A este respeito, não deixa de ser, também, paradoxal que Carlos Moedas (que é um passista), com a vitória tangencial que obteve, fique preso a Lisboa (e com uma gestão muito complicada, porque em minoria), deixando o caminho livre para Rui Rio ser o candidato a primeiro-ministro em 2023.

Nota lateral: a má imprensa que Rui Rio tem deve-se ao seu estilo truculento, mas também ao facto de ser um tripeiro sem vergonha e sem vontade de ser um “lisboado”. E isso dói muito à elite lisboeta do comentário. Acontece que Rui Rio tem muita experiência política e está habituado a superar as expectativas.

Do lado contrário, no PS, estas eleições autárquicas também estão cheias de mensagens e de implicações para 2023.

O que aconteceu a Medina em Lisboa é uma estrondosa derrota pessoal, que pode mesmo comprometer o seu futuro político. É que não foi a esquerda que perdeu (está em maioria em vereadores e em deputados municipais), mas sim a falta de carisma, inteligência política e liderança de Medina, isto para além do seu posicionamento direitista que, como se viu, não traz bons resultados eleitorais. Se Medina se tivesse coligado com BE e PCP, comprometendo-se com uma política mais esquerdista, nunca perderia a câmara.  Assim, corre o risco de ter corrido com o PS do poder em Lisboa por muitos anos, uma vez que a aceleração da gentrificação que Moedas vai promover, fará com que a classe média intelectual que vota na esquerda seja expulsa da cidade por falta de condição financeira.

A leitura para o PS deve ser clara: apostar numa sucessão direitista e sem carisma faria com que o PS perdesse as eleições legislativas de 2023. Pedro Nuno Santos fica com mais espaço para reclamar a sua estratégia e se posicionar como sucessor. Mesmo que Cosa continue até 2023, fica claro que nunca obterá maioria absoluta e que terá que “geringonçar” de novo.

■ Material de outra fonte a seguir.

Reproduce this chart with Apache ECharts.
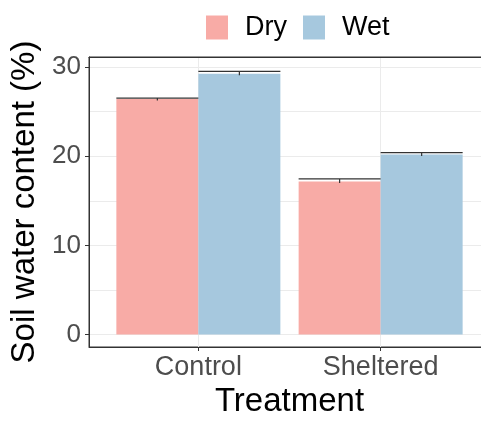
<!DOCTYPE html>
<html>
<head>
<meta charset="utf-8">
<script src="https://cdn.jsdelivr.net/npm/echarts@6/dist/echarts.min.js"></script>
<style>
html,body{margin:0;padding:0;background:#fff;}
#chart{width:481px;height:421px;}
</style>
</head>
<body>
<div id="chart"></div>
<script>
// ---- data ----
var categories = ['Control', 'Sheltered'];
var dryMean = [26.4, 17.15];
var wetMean = [29.25, 20.18];
var drySe = [0.12, 0.3];
var wetSe = [0.26, 0.22];
var yTicks = [0, 10, 20, 30];
var seriesNames = ['Dry', 'Wet'];

var FONT = "'Liberation Sans', Arial, sans-serif";
var DRY_COLOR = '#F8ABA6';
var WET_COLOR = '#A6C8DE';

var catPos = categories.map(function (c, i) { return i + 1; });

function barData(vals) {
  return vals.map(function (v, i) { return [catPos[i], v]; });
}
function errData(vals, se, side) {
  return vals.map(function (v, i) { return [catPos[i], v, v + se[i], side]; });
}

var HALF = 0.225; // half of dodged bar width in category units

function renderErr(params, api) {
  var x = api.value(0), m = api.value(1), hi = api.value(2), side = api.value(3);
  var cx = x + side * HALF;
  var pL = api.coord([cx - HALF, hi]);
  var pR = api.coord([cx + HALF, hi]);
  var pC = api.coord([cx, hi]);
  var pM = api.coord([cx, m]);
  var style = { stroke: '#333', lineWidth: 1.2 };
  return {
    type: 'group',
    children: [
      { type: 'line', shape: { x1: pL[0], y1: pL[1], x2: pR[0], y2: pR[1] }, style: style },
      { type: 'line', shape: { x1: pC[0], y1: pC[1], x2: pM[0], y2: pM[1] + 1.5 }, style: style }
    ]
  };
}

var chart = echarts.init(document.getElementById('chart'), null, { renderer: 'canvas' });
chart.setOption({
  animation: false,
  backgroundColor: '#fff',
  textStyle: { fontFamily: FONT },
  legend: {
    data: seriesNames,
    left: 201,
    top: 9,
    icon: 'rect',
    itemWidth: 22,
    itemHeight: 24,
    itemGap: 16,
    textStyle: { fontFamily: FONT, fontSize: 27, color: '#000', padding: [0, 0, 0, 12] }
  },
  grid: {
    left: 89, top: 57, width: 401, height: 290,
    containLabel: false,
    outerBoundsMode: 'none',
    show: true,
    borderColor: '#333',
    borderWidth: 1,
    backgroundColor: 'transparent'
  },
  xAxis: [
    {
      type: 'value',
      min: 0.4,
      max: 2.6,
      splitNumber: 2,
      name: 'Treatment',
      nameLocation: 'middle',
      nameGap: 37,
      nameTextStyle: { fontFamily: FONT, fontSize: 33, color: '#000' },
      axisLine: { show: true, onZero: false, lineStyle: { color: '#333', width: 1 } },
      axisTick: { show: true, length: 4, customValues: catPos, lineStyle: { color: '#333' } },
      axisLabel: {
        customValues: catPos,
        margin: 7,
        fontFamily: FONT, fontSize: 27, color: '#4D4D4D',
        formatter: function (v) { return categories[Math.round(v) - 1] || ''; }
      },
      splitLine: { show: true, lineStyle: { color: '#EBEBEB', width: 1 } }
    },
    {
      type: 'value',
      position: 'top',
      min: 0.4,
      max: 2.6,
      axisLine: { show: true, onZero: false, lineStyle: { color: '#333', width: 1 } },
      axisTick: { show: false },
      axisLabel: { show: false },
      splitLine: { show: false }
    }
  ],
  yAxis: [
    {
      type: 'value',
      min: -1.39,
      max: 31.12,
      splitNumber: 5,
      name: 'Soil water content (%)',
      nameLocation: 'middle',
      nameGap: 39,
      nameTextStyle: { fontFamily: FONT, fontSize: 33, color: '#000' },
      axisLine: { show: true, onZero: false, lineStyle: { color: '#333', width: 1 } },
      axisTick: { show: true, length: 4, customValues: yTicks, lineStyle: { color: '#333' } },
      axisLabel: {
        customValues: yTicks,
        margin: 8,
        fontFamily: FONT, fontSize: 26, color: '#4D4D4D'
      },
      splitLine: { show: false }
    },
    {
      type: 'value',
      position: 'left',
      min: -1.39,
      max: 31.12,
      splitNumber: 5,
      axisLine: { show: false, onZero: false },
      axisTick: { show: false },
      axisLabel: { show: false },
      splitLine: { show: true, lineStyle: { color: '#EBEBEB', width: 1 } }
    }
  ],
  series: [
    {
      name: 'Dry', type: 'bar', data: barData(dryMean),
      barWidth: 82, barGap: '0%',
      itemStyle: { color: DRY_COLOR }
    },
    {
      name: 'Wet', type: 'bar', data: barData(wetMean),
      barWidth: 82, barGap: '0%',
      itemStyle: { color: WET_COLOR }
    },
    {
      name: 'DryErr', type: 'custom', renderItem: renderErr,
      data: errData(dryMean, drySe, -1), z: 5, silent: true
    },
    {
      name: 'WetErr', type: 'custom', renderItem: renderErr,
      data: errData(wetMean, wetSe, 1), z: 5, silent: true
    }
  ]
});
</script>
</body>
</html>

No caso do Porto, aconteceu um facto salutar, que segue a tendência de outras eleições nacionais ou regionais em Portugal: dar, cada vez menos, o poder absoluto a alguém. Por mais que o candidato goste de ter esse poder, é sempre verdade que o absolutismo faz mal aos cidadãos.

Rui Moreira foi melhor no primeiro mandato (coligado com o PS de Pizarro) do que no segundo, que tinha a maioria absoluta dos vereadores. Agora, volta a ter que negociar, embora me pareça muito fácil o entendimento com Vladimiro Feliz, que adora a gentrificação e o turismo.

A esse respeito, é gritante a consolidação direitista da cidade do Porto (a cidade é governada pela direita desde que Rui Rio ganhou a Fernando Gomes e, mesmo nas legislativas, o PSD leva a melhor sobre o PS), ao mesmo tempo que se consolidam as tendências socialistas de Matosinhos e Gaia. Com os preços habitacionais na cidade do Porto, a classe média tem que ir viver para Matosinhos ou Gaia, deixando o Porto entregue a cada vez menos pessoas (menos nacionais e mais estrangeiras), mas sempre ricas (e aos pobres dos bairros sociais, que não têm a sua habitação em risco).

De resto, tivemos a derrota dos populismos (fraca prestação do Chega, e do próprio André Ventura, assim como de Suzana Garcia – muito barulho para nada) e a confirmação do caciquismo – Isaltino Morais, Santana Lopes ou Fernando Ruas mostram como certos locais evoluem pouco ou como o carisma vale ouro.